=== Record extracts ===

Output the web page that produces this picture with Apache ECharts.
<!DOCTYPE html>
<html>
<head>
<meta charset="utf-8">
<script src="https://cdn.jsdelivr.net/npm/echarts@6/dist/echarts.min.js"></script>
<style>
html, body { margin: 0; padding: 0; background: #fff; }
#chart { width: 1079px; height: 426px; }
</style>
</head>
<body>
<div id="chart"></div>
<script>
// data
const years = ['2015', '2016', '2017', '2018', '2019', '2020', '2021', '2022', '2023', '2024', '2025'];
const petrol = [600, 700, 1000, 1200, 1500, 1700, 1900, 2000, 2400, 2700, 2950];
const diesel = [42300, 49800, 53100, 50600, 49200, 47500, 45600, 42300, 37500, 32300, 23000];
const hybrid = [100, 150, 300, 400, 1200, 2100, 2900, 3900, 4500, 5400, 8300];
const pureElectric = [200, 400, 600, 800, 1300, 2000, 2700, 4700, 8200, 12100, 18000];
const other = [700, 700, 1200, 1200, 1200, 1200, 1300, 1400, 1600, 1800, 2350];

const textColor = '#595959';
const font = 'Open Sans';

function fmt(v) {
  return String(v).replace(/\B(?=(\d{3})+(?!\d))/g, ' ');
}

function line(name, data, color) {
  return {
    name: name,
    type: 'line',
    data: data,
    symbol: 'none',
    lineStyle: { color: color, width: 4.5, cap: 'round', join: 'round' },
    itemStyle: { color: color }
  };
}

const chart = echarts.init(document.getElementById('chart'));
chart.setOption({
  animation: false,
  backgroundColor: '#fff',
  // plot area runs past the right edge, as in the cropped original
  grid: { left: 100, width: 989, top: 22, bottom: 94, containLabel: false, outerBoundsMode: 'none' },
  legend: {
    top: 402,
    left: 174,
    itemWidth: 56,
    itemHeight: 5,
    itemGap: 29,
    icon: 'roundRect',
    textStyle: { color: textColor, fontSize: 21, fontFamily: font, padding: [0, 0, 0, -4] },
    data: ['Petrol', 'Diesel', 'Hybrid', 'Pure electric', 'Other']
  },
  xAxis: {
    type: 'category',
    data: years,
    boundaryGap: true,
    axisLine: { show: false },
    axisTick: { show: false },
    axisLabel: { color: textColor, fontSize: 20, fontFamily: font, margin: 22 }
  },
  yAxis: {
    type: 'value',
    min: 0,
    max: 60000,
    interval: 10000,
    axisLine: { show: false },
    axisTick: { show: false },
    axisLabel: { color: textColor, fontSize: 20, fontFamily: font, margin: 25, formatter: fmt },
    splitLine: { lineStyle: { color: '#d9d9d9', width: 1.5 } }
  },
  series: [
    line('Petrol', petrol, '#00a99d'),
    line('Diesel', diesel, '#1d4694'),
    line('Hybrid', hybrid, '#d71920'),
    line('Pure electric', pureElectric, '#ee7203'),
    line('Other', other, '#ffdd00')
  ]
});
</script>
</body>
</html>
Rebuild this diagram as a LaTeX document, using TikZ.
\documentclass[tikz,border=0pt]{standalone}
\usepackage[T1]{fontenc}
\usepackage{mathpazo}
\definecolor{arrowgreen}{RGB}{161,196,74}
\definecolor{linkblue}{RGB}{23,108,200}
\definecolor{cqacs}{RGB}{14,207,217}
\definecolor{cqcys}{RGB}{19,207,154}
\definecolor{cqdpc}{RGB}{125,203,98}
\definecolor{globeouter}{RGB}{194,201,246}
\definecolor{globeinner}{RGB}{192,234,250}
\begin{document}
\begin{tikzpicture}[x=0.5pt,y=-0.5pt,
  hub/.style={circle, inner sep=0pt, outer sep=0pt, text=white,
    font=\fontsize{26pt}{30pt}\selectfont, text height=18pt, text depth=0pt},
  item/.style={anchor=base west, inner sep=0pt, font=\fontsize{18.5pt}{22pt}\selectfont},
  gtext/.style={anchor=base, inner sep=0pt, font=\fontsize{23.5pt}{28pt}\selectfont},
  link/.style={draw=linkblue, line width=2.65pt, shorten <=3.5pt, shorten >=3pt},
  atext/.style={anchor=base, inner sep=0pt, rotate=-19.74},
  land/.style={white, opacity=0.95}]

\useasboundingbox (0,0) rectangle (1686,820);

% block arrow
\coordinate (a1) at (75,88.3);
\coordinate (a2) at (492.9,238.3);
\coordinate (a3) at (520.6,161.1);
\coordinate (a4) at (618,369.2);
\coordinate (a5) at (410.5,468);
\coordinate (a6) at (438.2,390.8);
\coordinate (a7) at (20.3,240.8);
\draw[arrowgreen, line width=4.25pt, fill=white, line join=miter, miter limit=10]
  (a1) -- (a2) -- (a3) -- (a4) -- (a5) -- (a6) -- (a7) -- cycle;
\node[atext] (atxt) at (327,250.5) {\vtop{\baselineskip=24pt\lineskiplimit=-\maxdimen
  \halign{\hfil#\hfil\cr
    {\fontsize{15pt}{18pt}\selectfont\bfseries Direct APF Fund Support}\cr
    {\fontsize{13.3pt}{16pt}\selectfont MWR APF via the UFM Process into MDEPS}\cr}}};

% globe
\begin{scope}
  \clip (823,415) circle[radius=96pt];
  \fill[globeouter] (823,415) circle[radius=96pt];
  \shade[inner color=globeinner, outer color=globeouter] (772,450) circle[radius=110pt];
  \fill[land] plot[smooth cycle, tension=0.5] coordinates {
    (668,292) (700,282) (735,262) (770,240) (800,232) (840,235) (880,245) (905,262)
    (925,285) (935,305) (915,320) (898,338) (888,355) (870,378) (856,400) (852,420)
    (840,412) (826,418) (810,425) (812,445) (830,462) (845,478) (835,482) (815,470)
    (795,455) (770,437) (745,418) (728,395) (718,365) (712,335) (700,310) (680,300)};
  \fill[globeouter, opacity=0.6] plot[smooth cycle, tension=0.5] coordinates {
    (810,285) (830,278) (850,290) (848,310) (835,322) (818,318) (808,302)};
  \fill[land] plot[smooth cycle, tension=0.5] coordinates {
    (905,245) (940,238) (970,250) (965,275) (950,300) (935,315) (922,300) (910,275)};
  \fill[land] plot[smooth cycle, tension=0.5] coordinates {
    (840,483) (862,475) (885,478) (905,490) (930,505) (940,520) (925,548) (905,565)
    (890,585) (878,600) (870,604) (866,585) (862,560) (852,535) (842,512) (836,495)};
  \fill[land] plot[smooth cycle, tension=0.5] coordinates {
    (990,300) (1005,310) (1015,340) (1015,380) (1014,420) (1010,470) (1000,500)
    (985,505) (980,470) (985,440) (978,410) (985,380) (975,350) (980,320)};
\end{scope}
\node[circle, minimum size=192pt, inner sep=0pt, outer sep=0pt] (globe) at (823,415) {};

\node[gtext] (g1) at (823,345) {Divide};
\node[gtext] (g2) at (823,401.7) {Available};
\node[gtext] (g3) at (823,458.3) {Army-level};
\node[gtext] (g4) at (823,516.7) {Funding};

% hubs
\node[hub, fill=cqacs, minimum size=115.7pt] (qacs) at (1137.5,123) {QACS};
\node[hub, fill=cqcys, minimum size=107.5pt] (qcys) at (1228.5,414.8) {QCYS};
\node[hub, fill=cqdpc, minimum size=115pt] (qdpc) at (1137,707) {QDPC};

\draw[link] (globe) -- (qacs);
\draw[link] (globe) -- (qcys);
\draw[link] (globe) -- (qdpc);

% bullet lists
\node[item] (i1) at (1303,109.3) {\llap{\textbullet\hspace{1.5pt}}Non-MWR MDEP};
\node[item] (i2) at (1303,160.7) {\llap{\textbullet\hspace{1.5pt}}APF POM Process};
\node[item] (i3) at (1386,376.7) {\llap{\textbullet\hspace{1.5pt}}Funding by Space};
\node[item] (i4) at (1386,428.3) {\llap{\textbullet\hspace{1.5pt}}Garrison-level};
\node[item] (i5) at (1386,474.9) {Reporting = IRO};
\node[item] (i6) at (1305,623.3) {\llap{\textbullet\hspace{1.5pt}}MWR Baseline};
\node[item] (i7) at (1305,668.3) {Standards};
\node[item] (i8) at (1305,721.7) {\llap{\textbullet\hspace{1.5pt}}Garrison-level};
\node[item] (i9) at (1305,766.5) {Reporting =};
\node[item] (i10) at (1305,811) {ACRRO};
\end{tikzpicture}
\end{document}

===

◆ **Given problem**:
From the records above, give again exactly the lines running from the line with "Rebuild this diagram" to the line with "(0,0) rectangle (1686,820);", inclusive.

◆ **Written response**:
Rebuild this diagram as a LaTeX document, using TikZ.
\documentclass[tikz,border=0pt]{standalone}
\usepackage[T1]{fontenc}
\usepackage{mathpazo}
\definecolor{arrowgreen}{RGB}{161,196,74}
\definecolor{linkblue}{RGB}{23,108,200}
\definecolor{cqacs}{RGB}{14,207,217}
\definecolor{cqcys}{RGB}{19,207,154}
\definecolor{cqdpc}{RGB}{125,203,98}
\definecolor{globeouter}{RGB}{194,201,246}
\definecolor{globeinner}{RGB}{192,234,250}
\begin{document}
\begin{tikzpicture}[x=0.5pt,y=-0.5pt,
  hub/.style={circle, inner sep=0pt, outer sep=0pt, text=white,
    font=\fontsize{26pt}{30pt}\selectfont, text height=18pt, text depth=0pt},
  item/.style={anchor=base west, inner sep=0pt, font=\fontsize{18.5pt}{22pt}\selectfont},
  gtext/.style={anchor=base, inner sep=0pt, font=\fontsize{23.5pt}{28pt}\selectfont},
  link/.style={draw=linkblue, line width=2.65pt, shorten <=3.5pt, shorten >=3pt},
  atext/.style={anchor=base, inner sep=0pt, rotate=-19.74},
  land/.style={white, opacity=0.95}]

\useasboundingbox (0,0) rectangle (1686,820);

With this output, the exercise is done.